Despite the fallout from the collapse of Solyndra, the California solar panel maker that went belly-up after receiving a $535 million federally backed loan, Resch insists the industry enjoys broad public support.
Polling data commissioned by his group and released this week found 92 percent of voters support the development and expansion of solar power, while 78 percent expressed support for federal support for the industry.
“We’ve seen in this election cycle clean energy in general get beat up, or become a little bit of a political issue, but the reality is that solar is an industry, not an issue,” he said. “We employ over 100,000 people and we enjoy huge support from the public.”
So far, public sentiment has not helped the industry in a major policy priority: winning an extension of a grant program that allowed developers to claim an up-front cash grant in lieu of the investment tax credit.
The so-called 1603 program, named after the section of the 2009 economic stimulus law (111-5) that created it, was intended to help solar and other renewable projects obtain financing after tax equity markets dried up with the recession.
The renewables industry won a one-year extension after the program expired in 2010, but the second lease on life since it ended last year has proven elusive.
Senate Finance Committee supporters unsuccessfully tried to add another extension to a tax extenders package that cleared the panel in August, and Resch said his organization is not currently pushing to see it included when the measure comes to the floor during an expected lame-duck session.
“We’re moving on,” he said, citing the political challenge of extending a program linked to the stimulus (PL 111-5), as well as changing market dynamics.
Instead, the industry is exploring financing mechanisms employed by other industries as it looks to create a stable investment environment.

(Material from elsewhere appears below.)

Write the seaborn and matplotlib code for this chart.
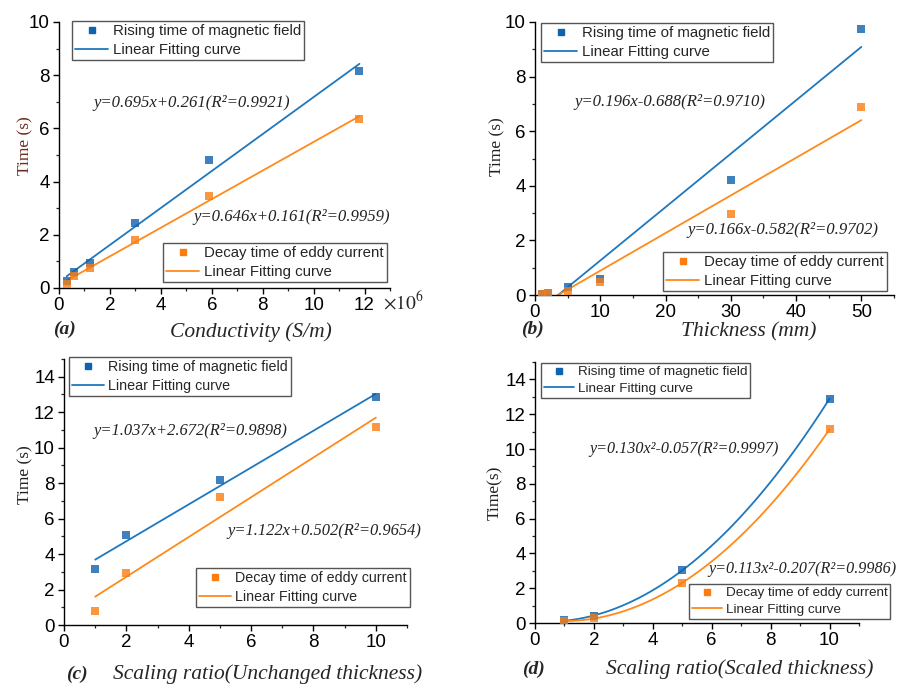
import numpy as np
import pandas as pd
import matplotlib
matplotlib.use("Agg")
import matplotlib.pyplot as plt
from matplotlib.ticker import MultipleLocator
from matplotlib.lines import Line2D
import seaborn as sns

# ---------------- data ----------------
# (a) conductivity (x1e6 S/m)
cond_x = [0.3, 0.6, 1.2, 3.0, 5.9, 11.8]
cond_rise = [0.25, 0.59, 0.94, 2.46, 4.81, 8.17]
cond_decay = [0.16, 0.44, 0.75, 1.79, 3.44, 6.37]
# (b) thickness (mm)
thick_x = [1, 2, 5, 10, 30, 50]
thick_rise = [0.04, 0.08, 0.30, 0.60, 4.23, 9.76]
thick_decay = [0.03, 0.06, 0.16, 0.49, 2.95, 6.89]
# (c) scaling ratio, unchanged thickness
scaleU_x = [1, 2, 5, 10]
scaleU_rise = [3.18, 5.08, 8.18, 12.84]
scaleU_decay = [0.79, 2.93, 7.20, 11.17]
# (d) scaling ratio, scaled thickness
scaleS_x = [1, 2, 5, 10]
scaleS_rise = [0.15, 0.40, 3.04, 12.89]
scaleS_decay = [0.10, 0.27, 2.31, 11.13]

rise_label = "Rising time of magnetic field"
decay_label = "Decay time of eddy current"
fit_label = "Linear Fitting curve"

equations = [
    ("y=0.695x+0.261(R²=0.9921)", "y=0.646x+0.161(R²=0.9959)"),
    ("y=0.196x-0.688(R²=0.9710)", "y=0.166x-0.582(R²=0.9702)"),
    ("y=1.037x+2.672(R²=0.9898)", "y=1.122x+0.502(R²=0.9654)"),
    ("y=0.130x²-0.057(R²=0.9997)", "y=0.113x²-0.207(R²=0.9986)"),
]
xlabels = ["Conductivity (S/m)", "Thickness (mm)",
           "Scaling ratio(Unchanged thickness)", "Scaling ratio(Scaled thickness)"]
ylabels = ["Time (s)", "Time (s)", "Time (s)", "Time(s)"]
panel_labels = ["(a)", "(b)", "(c)", "(d)"]

# ---------------- style ----------------
sns.set_style("ticks")
plt.rcParams["font.family"] = ["Liberation Sans", "DejaVu Sans"]
plt.rcParams["mathtext.fontset"] = "stix"

BLUE_M = "#0f62ad"
BLUE_L = "#1f78bd"
ORANGE_M = "#fb7d12"
ORANGE_L = "#ff8a1c"
SERIF = ["Liberation Serif", "DejaVu Serif"]

W, H = 904, 684
fig = plt.figure(figsize=(W / 100, H / 100), dpi=100)


def fx(px):
    return px / W


def fy(py):
    return 1 - py / H


def add_axes(l, t, r, b):
    return fig.add_axes([fx(l), fy(b), fx(r) - fx(l), (b - t) / H])


panels = [
    dict(box=(59, 22, 390, 288), x=cond_x, r=cond_rise, d=cond_decay, order=1,
         xlim=(0, 13), ylim=(0, 10), xmaj=2, xmin=1, ymaj=2, ymin=1),
    dict(box=(535, 22, 894, 295), x=thick_x, r=thick_rise, d=thick_decay, order=1,
         xlim=(0, 55), ylim=(0, 10), xmaj=10, xmin=5, ymaj=2, ymin=1),
    dict(box=(64, 359, 407, 625), x=scaleU_x, r=scaleU_rise, d=scaleU_decay, order=1,
         xlim=(0, 11), ylim=(0, 15), xmaj=2, xmin=1, ymaj=2, ymin=1),
    dict(box=(535, 362, 859, 623), x=scaleS_x, r=scaleS_rise, d=scaleS_decay, order=2,
         xlim=(0, 11), ylim=(0, 15), xmaj=2, xmin=1, ymaj=2, ymin=1),
]

# legend anchors (upper-left corners in px)
leg_top = [(72, 21), (541, 23), (69, 357), (541, 363)]
leg_bot = [(163, 243), (663, 252), (196, 568), (689, 584)]
leg_fs = [10.8, 10.8, 10.3, 9.7]
eq_pos = [((93, 103), (193, 217)), ((574, 102), (687, 230)),
          ((93, 431), (227, 531)), ((589, 449), (708, 569))]
eq_fs = [12.1, 12.1, 11.9, 11.6]
xlab_pos = [(251, 332), (749, 332), (268, 674), (740, 669)]
plab_pos = [(64, 329), (532, 329), (77, 674), (533, 669)]
ylab_pos = [(25, 146), (497, 147), (25, 475), (495, 493)]
ylab_colors = ["#6e2c1c", "#222222", "#222222", "#222222"]

MS = 30

for i, p in enumerate(panels):
    ax = add_axes(*p["box"])
    df = pd.DataFrame({"x": p["x"], "rise": p["r"], "decay": p["d"]})
    sns.regplot(data=df, x="x", y="rise", ax=ax, ci=None, order=p["order"],
                marker="s", truncate=True,
                scatter_kws=dict(s=MS, color=BLUE_M, linewidths=0, zorder=3),
                line_kws=dict(color=BLUE_L, lw=1.3))
    sns.regplot(data=df, x="x", y="decay", ax=ax, ci=None, order=p["order"],
                marker="s", truncate=True,
                scatter_kws=dict(s=MS, color=ORANGE_M, linewidths=0, zorder=3),
                line_kws=dict(color=ORANGE_L, lw=1.3))
    ax.set_xlim(*p["xlim"])
    ax.set_ylim(*p["ylim"])
    ax.xaxis.set_major_locator(MultipleLocator(p["xmaj"]))
    ax.xaxis.set_minor_locator(MultipleLocator(p["xmin"]))
    ax.yaxis.set_major_locator(MultipleLocator(p["ymaj"]))
    ax.yaxis.set_minor_locator(MultipleLocator(p["ymin"]))
    ax.set_xlabel("")
    ax.set_ylabel("")
    for s in ["top", "right"]:
        ax.spines[s].set_visible(False)
    for s in ["left", "bottom"]:
        ax.spines[s].set_linewidth(1.0)
        ax.spines[s].set_color("black")
    ax.tick_params(which="major", direction="out", length=4, width=1.0,
                   labelsize=13.5, pad=2.5, colors="black")
    ax.tick_params(which="minor", direction="out", length=2.5, width=0.9)
    ax.set_facecolor("white")

    h_rise = [Line2D([], [], ls="none", marker="s", ms=4.5, mfc=BLUE_M, mec=BLUE_M),
              Line2D([], [], color=BLUE_L, lw=1.3)]
    h_decay = [Line2D([], [], ls="none", marker="s", ms=4.5, mfc=ORANGE_M, mec=ORANGE_M),
               Line2D([], [], color=ORANGE_L, lw=1.3)]
    lg_kw = dict(loc="upper left", bbox_transform=fig.transFigure, fancybox=False,
                 frameon=True, edgecolor="#555555", framealpha=1,
                 prop=dict(family="Liberation Sans", size=leg_fs[i]),
                 handlelength=2.2, handletextpad=0.3, labelspacing=0.32,
                 borderpad=0.2, borderaxespad=0, borderpad_=None) if False else dict(
                 loc="upper left", bbox_transform=fig.transFigure, fancybox=False,
                 frameon=True, edgecolor="#555555", framealpha=1,
                 prop=dict(family="Liberation Sans", size=leg_fs[i]),
                 handlelength=2.2, handletextpad=0.3, labelspacing=0.32,
                 borderpad=0.22, borderaxespad=0)
    lg1 = ax.legend(h_rise, [rise_label, fit_label],
                    bbox_to_anchor=(fx(leg_top[i][0]), fy(leg_top[i][1])), **lg_kw)
    lg1.get_frame().set_linewidth(1.0)
    ax.add_artist(lg1)
    lg2 = ax.legend(h_decay, [decay_label, fit_label],
                    bbox_to_anchor=(fx(leg_bot[i][0]), fy(leg_bot[i][1])), **lg_kw)
    lg2.get_frame().set_linewidth(1.0)

    (e1x, e1y), (e2x, e2y) = eq_pos[i]
    fig.text(fx(e1x), fy(e1y), equations[i][0], family=SERIF, style="italic",
             fontsize=eq_fs[i], ha="left", va="center", color="#222222")
    fig.text(fx(e2x), fy(e2y), equations[i][1], family=SERIF, style="italic",
             fontsize=eq_fs[i], ha="left", va="center", color="#222222")

    fig.text(fx(xlab_pos[i][0]), fy(xlab_pos[i][1]), xlabels[i], family=SERIF,
             style="italic", fontsize=15.5, ha="center", va="center")
    fig.text(fx(plab_pos[i][0]), fy(plab_pos[i][1]), panel_labels[i], family=SERIF,
             style="italic", weight="bold", fontsize=14, ha="center", va="center")
    fig.text(fx(ylab_pos[i][0]), fy(ylab_pos[i][1]), ylabels[i], family=SERIF,
             fontsize=12.5, rotation=90, ha="center", va="center",
             color=ylab_colors[i])

fig.text(fx(383), fy(302), r"$\times10^{6}$", fontsize=14, ha="left", va="center")

fig.savefig("out.png", dpi=100, facecolor="white")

One option under review is a master limited partnership, which is a business structure that is taxed as a partnership, but whose ownership interests are traded like corporate stock on a market. Resch said such partnerships would encourage private investment in solar projects. A study by Southern Methodist University earlier this year predicted that extending their use to renewables could stimulate nearly $6 billion in private investment over the next decade.